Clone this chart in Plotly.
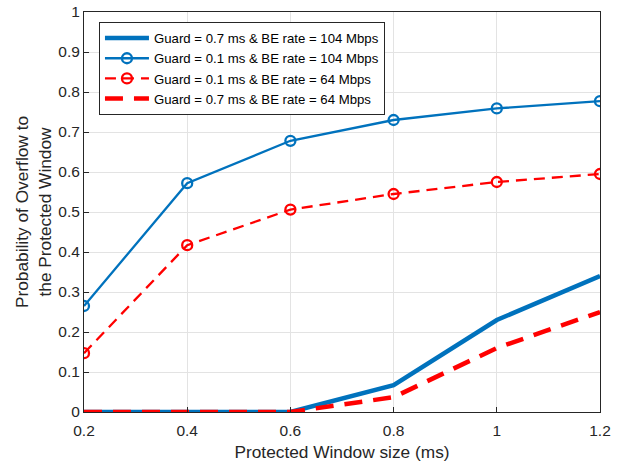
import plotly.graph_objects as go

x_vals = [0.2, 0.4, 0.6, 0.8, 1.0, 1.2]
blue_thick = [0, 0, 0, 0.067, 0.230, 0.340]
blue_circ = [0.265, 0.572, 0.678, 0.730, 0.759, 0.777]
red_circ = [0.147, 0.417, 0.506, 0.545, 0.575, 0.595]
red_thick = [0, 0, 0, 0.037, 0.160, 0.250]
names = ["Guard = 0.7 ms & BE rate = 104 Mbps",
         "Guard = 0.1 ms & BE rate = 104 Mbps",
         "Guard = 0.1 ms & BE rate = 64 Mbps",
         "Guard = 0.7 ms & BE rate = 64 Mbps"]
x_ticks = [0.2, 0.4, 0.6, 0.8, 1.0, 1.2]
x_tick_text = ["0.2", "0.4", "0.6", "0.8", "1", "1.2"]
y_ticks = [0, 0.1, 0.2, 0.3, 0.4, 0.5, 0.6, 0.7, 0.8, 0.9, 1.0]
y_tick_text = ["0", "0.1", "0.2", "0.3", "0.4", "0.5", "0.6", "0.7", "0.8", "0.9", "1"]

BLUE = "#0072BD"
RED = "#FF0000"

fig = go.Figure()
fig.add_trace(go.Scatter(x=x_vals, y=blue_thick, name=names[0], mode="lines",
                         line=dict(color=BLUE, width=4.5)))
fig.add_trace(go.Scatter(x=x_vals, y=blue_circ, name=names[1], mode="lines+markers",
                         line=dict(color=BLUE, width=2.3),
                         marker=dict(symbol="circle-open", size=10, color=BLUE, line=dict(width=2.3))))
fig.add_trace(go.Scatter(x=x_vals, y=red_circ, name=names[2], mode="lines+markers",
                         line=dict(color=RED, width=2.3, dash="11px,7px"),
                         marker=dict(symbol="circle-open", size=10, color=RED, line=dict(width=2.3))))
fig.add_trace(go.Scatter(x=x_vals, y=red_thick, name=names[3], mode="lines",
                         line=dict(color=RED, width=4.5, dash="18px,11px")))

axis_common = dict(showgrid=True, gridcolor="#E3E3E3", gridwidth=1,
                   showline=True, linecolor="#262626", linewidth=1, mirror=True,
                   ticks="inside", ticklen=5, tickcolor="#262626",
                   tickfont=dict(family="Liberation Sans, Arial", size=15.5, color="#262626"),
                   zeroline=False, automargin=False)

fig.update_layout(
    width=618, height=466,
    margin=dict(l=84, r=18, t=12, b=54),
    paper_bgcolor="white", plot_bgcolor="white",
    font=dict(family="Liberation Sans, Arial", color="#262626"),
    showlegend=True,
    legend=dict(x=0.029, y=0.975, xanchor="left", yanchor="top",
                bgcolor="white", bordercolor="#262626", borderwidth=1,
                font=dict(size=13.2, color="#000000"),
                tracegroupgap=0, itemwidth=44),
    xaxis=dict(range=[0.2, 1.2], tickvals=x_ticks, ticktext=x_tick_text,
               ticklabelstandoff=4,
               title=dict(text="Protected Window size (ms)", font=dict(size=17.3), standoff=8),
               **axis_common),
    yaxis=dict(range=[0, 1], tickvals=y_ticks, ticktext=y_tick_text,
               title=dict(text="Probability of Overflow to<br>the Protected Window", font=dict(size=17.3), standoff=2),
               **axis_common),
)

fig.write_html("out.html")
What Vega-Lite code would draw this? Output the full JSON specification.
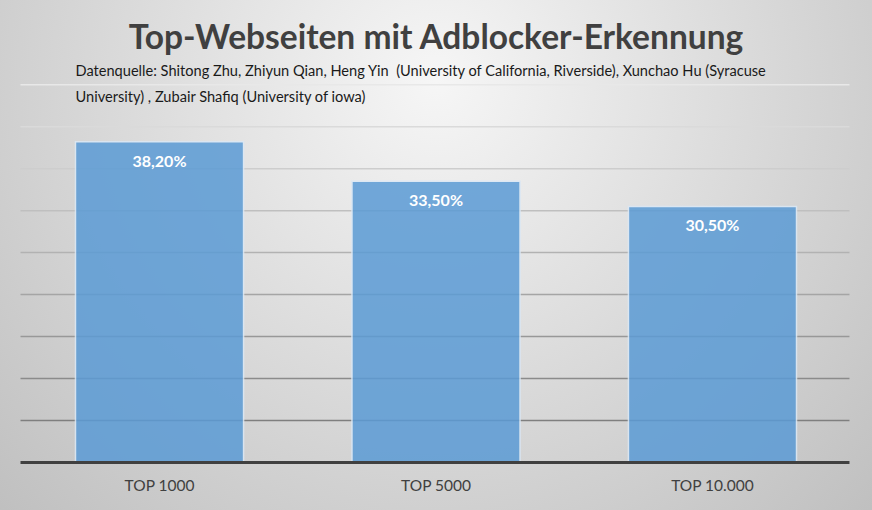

•••

What is needed: Give again, exactly, the lines from the start of the data through the one holding "import plotly.graph_objects as go"; omit the pictures.

Exercise result:
Clone this chart in Plotly.
import plotly.graph_objects as go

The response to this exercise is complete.